Obviously, I was really looking forward to this book, hoping I’d love it.
FRACTURE is written in this smart, sparse style with sharp details that always fit exactly right. Seemingly effortlessly, the narrative brings Delaney’s world to life, revealing her town, hangouts, friends — and Falcon Lake, where she drowns. It reflects Delaney’s thoughts and emotions — even uncomfortable ones — with crystal clarity.
“The wrongness made them seem not quite human. Even the fish knew it. They hid inside rock caves and studied the pebbles like they held the meaning of life. They wouldn’t look at us.” (page 141, advance reader edition)
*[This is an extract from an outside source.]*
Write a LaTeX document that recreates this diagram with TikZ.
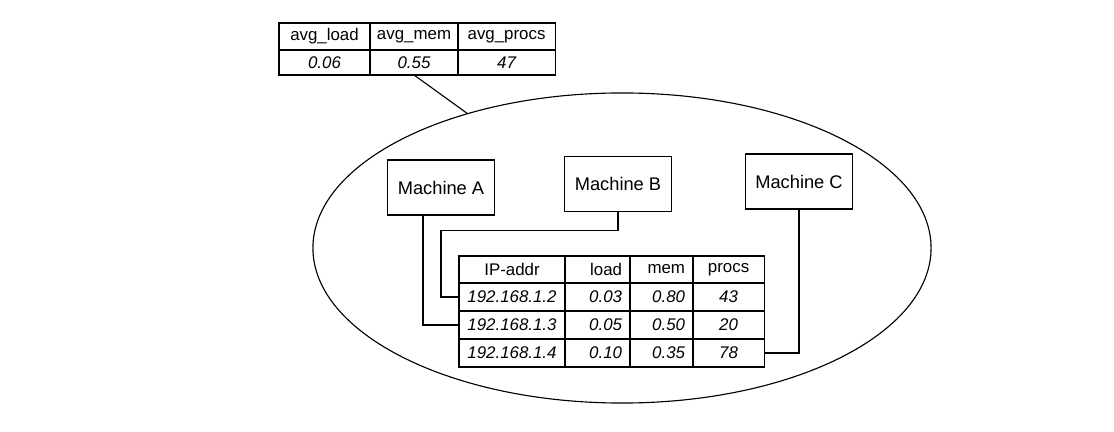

While there were some things that made me wince for her, I loved Delaney’s character. She’s smart, loyal, and a rule-follower. And the truth is, we all have some not-so-nice thoughts, or thoughts we later regret. Delaney is no exception, but it didn’t stop me from liking her, or understanding her. With a posse of wonderful friends she’s grown up with — friends who helped save her life — and a history in her town, Delaney is a compelling character. She’s the kind of person who, she senses someone is about to die, tries to help, even at great personal risk.
To me, FRACTURE wasn’t so much about a girl who could sense the dying after an accident, but a hard look at life and death and choice. It’s about how even the living can be dead inside. It’s about how even miracles can destroy friendships and families if you let them.